比较与torch.optim.AdamW的功能差异
torch.optim.AdamW
class torch.optim.AdamW(
params,
lr=0.001,
betas=(0.9, 0.999),
eps=1e-08,
weight_decay=0.01,
amsgrad=False,
maximize=False,
foreach=None,
capturable=False
)
更多内容详见torch.optim.AdamW。
mindspore.nn.AdamWeightDecay
class mindspore.nn.AdamWeightDecay(
params,
learning_rate=1e-3,
beta1=0.9,
beta2=0.999,
eps=1e-6,
weight_decay=0.0
)
更多内容详见mindspore.nn.AdamWeightDecay。
使用方式
mindspore.nn.AdamWeightDecay
优化器实现方式与参数更新逻辑与 torch.optim.AdamW
不同,详情请参考官网注释公式。
代码示例
# The following implements AdamWeightDecay with MindSpore.
import numpy as np
import torch
import mindspore.nn as nn
import mindspore as ms
net = Net()
#1) All parameters use the same learning rate and weight decay
optim = nn.AdamWeightDecay(params=net.trainable_params())
#2) Use parameter groups and set different values
conv_params = list(filter(lambda x: 'conv' in x.name, net.trainable_params()))
no_conv_params = list(filter(lambda x: 'conv' not in x.name, net.trainable_params()))
group_params = [{'params': conv_params, 'weight_decay': 0.01, 'grad_centralization':True},
{'params': no_conv_params, 'lr': 0.01},
{'order_params': net.trainable_params()}]
optim = nn.AdamWeightDecay(group_params, learning_rate=0.1, weight_decay=0.0)

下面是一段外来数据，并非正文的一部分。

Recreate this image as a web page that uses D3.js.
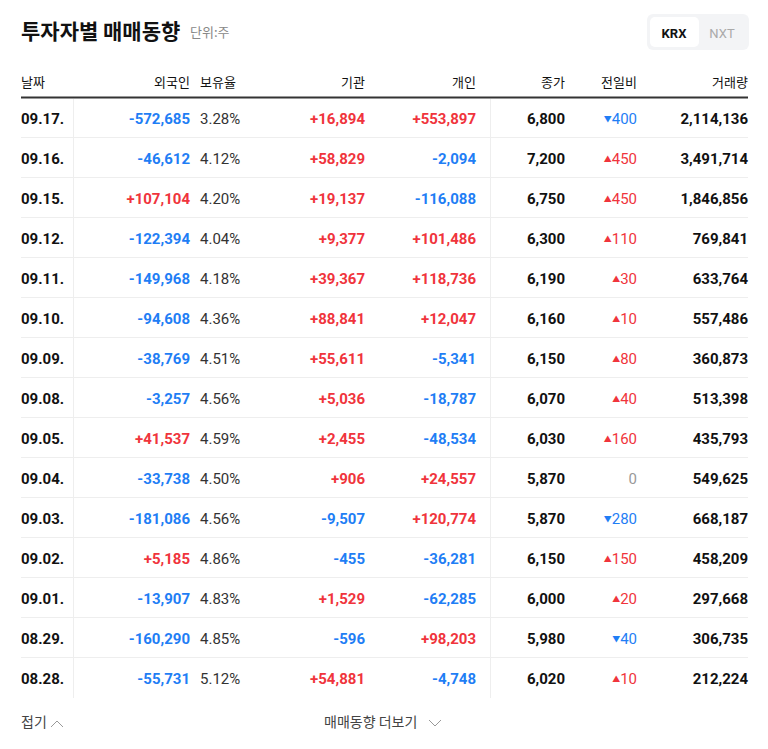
<!DOCTYPE html>
<html><head><meta charset="utf-8">
<script src="https://cdn.jsdelivr.net/npm/d3@7"></script>
<style>
body{margin:0;background:#fff;}
text{font-family:Roboto,"Noto Sans CJK KR",sans-serif;}
.kr{font-family:"Noto Sans CJK KR",sans-serif;}
</style></head>
<body><svg id="c" width="768" height="749"></svg>
<script>
const dates = ["09.17.","09.16.","09.15.","09.12.","09.11.","09.10.","09.09.","09.08.","09.05.","09.04.","09.03.","09.02.","09.01.","08.29.","08.28."];
const foreign = [-572685,-46612,107104,-122394,-149968,-94608,-38769,-3257,41537,-33738,-181086,5185,-13907,-160290,-55731];
const holding = [3.28,4.12,4.20,4.04,4.18,4.36,4.51,4.56,4.59,4.50,4.56,4.86,4.83,4.85,5.12];
const inst = [16894,58829,19137,9377,39367,88841,55611,5036,2455,906,-9507,-455,1529,-596,54881];
const indiv = [553897,-2094,-116088,101486,118736,12047,-5341,-18787,-48534,24557,120774,-36281,-62285,98203,-4748];
const close = [6800,7200,6750,6300,6190,6160,6150,6070,6030,5870,5870,6150,6000,5980,6020];
const change = [-400,450,450,110,30,10,80,40,160,0,-280,150,20,-40,10];
const volume = [2114136,3491714,1846856,769841,633764,557486,360873,513398,435793,549625,668187,458209,297668,306735,212224];
const headers = ["날짜","외국인","보유율","기관","개인","종가","전일비","거래량"];

const RED="#f0343c", BLUE="#1f7ef5", DARK="#111";
const svg = d3.select("#c");
const fmt = d3.format(",");
const sgn = v => v>0 ? "+"+fmt(v) : v<0 ? "-"+fmt(-v) : fmt(v);
const col = v => v>0 ? RED : v<0 ? BLUE : "#999";

const y = d3.scaleBand().domain(d3.range(dates.length)).range([98,698]);
const L=21, R=748;

// title
svg.append("text").attr("class","kr").attr("x",21).attr("y",39).attr("font-size",21).attr("font-weight",700).attr("fill",DARK).text("투자자별 매매동향");
svg.append("text").attr("class","kr").attr("x",190).attr("y",37).attr("font-size",13).attr("fill","#888").text("단위:주");
// toggle
svg.append("rect").attr("x",647).attr("y",14).attr("width",102).attr("height",36).attr("rx",6).attr("fill","#f3f4f6");
svg.append("rect").attr("x",650).attr("y",17).attr("width",49).attr("height",30).attr("rx",5).attr("fill","#fff");
svg.append("text").attr("x",674).attr("y",38).attr("text-anchor","middle").attr("font-size",13).attr("font-weight",700).attr("fill",DARK).text("KRX");
svg.append("text").attr("x",722).attr("y",38).attr("text-anchor","middle").attr("font-size",13).attr("fill","#aaa").text("NXT");

// header
const hx = [[21,"start"],[190,"end"],[200,"start"],[365,"end"],[476,"end"],[565,"end"],[637,"end"],[748,"end"]];
headers.forEach((h,i)=>svg.append("text").attr("class","kr").attr("x",hx[i][0]).attr("y",87).attr("text-anchor",hx[i][1]).attr("font-size",13).attr("fill",DARK).text(h));
svg.append("line").attr("x1",L).attr("x2",R).attr("y1",97.5).attr("y2",97.5).attr("stroke","#333").attr("stroke-width",2);

// separators
[73.5,490.5].forEach(x=>svg.append("line").attr("x1",x).attr("x2",x).attr("y1",99).attr("y2",698).attr("stroke","#eee"));

const rows = svg.selectAll("g.row").data(dates).join("g").attr("transform",(d,i)=>`translate(0,${y(i)})`);
rows.filter((d,i)=>i<dates.length-1).append("line").attr("x1",L).attr("x2",R).attr("y1",y.bandwidth()-0.5).attr("y2",y.bandwidth()-0.5).attr("stroke","#eee");
const ty = y.bandwidth()/2+5.5;
rows.append("text").attr("x",21).attr("y",ty).attr("font-size",15).attr("font-weight",700).attr("fill",DARK).text(d=>d);
rows.append("text").attr("x",190).attr("y",ty).attr("text-anchor","end").attr("font-size",15).attr("font-weight",700).attr("fill",(d,i)=>col(foreign[i])).text((d,i)=>sgn(foreign[i]));
rows.append("text").attr("x",200).attr("y",ty).attr("font-size",15).attr("fill","#333").text((d,i)=>holding[i].toFixed(2)+"%");
rows.append("text").attr("x",365).attr("y",ty).attr("text-anchor","end").attr("font-size",15).attr("font-weight",700).attr("fill",(d,i)=>col(inst[i])).text((d,i)=>sgn(inst[i]));
rows.append("text").attr("x",476).attr("y",ty).attr("text-anchor","end").attr("font-size",15).attr("font-weight",700).attr("fill",(d,i)=>col(indiv[i])).text((d,i)=>sgn(indiv[i]));
rows.append("text").attr("x",565).attr("y",ty).attr("text-anchor","end").attr("font-size",15).attr("font-weight",700).attr("fill",DARK).text((d,i)=>fmt(close[i]));
rows.append("text").attr("x",637).attr("y",ty).attr("text-anchor","end").attr("font-size",15).attr("fill",(d,i)=>col(change[i]))
  .each(function(d,i){
    const t=d3.select(this), v=change[i];
    if(v!==0) t.append("tspan").attr("font-size",8).attr("dy",-2).text(v>0?"▲":"▼");
    t.append("tspan").attr("dy",v!==0?2:0).text(fmt(Math.abs(v)));
  });
rows.append("text").attr("x",748).attr("y",ty).attr("text-anchor","end").attr("font-size",15).attr("font-weight",700).attr("fill",DARK).text((d,i)=>fmt(volume[i]));

// footer
svg.append("text").attr("class","kr").attr("x",21).attr("y",727).attr("font-size",14).attr("fill","#444").text("접기");
svg.append("path").attr("d","M51,727 L57,721 L63,727").attr("fill","none").attr("stroke","#999");
svg.append("text").attr("class","kr").attr("x",324).attr("y",727).attr("font-size",14).attr("fill","#444").text("매매동향 더보기");
svg.append("path").attr("d","M429,720 L435,726 L441,720").attr("fill","none").attr("stroke","#999");
</script></body></html>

loss = nn.SoftmaxCrossEntropyWithLogits()
model = ms.Model(net, loss_fn=loss, optimizer=optim)
# The following implements AdamWeightDecay with torch.
input_x = torch.tensor(np.random.rand(1, 20).astype(np.float32))
input_y = torch.tensor([1.])
net = torch.nn.Sequential(torch.nn.Linear(input_x.shape[-1], 1))
loss = torch.nn.MSELoss()
optimizer = torch.optim.AdamW(net.parameters())
l = loss(net(input_x).view(-1), input_y) / 2
optimizer.zero_grad()
l.backward()
optimizer.step()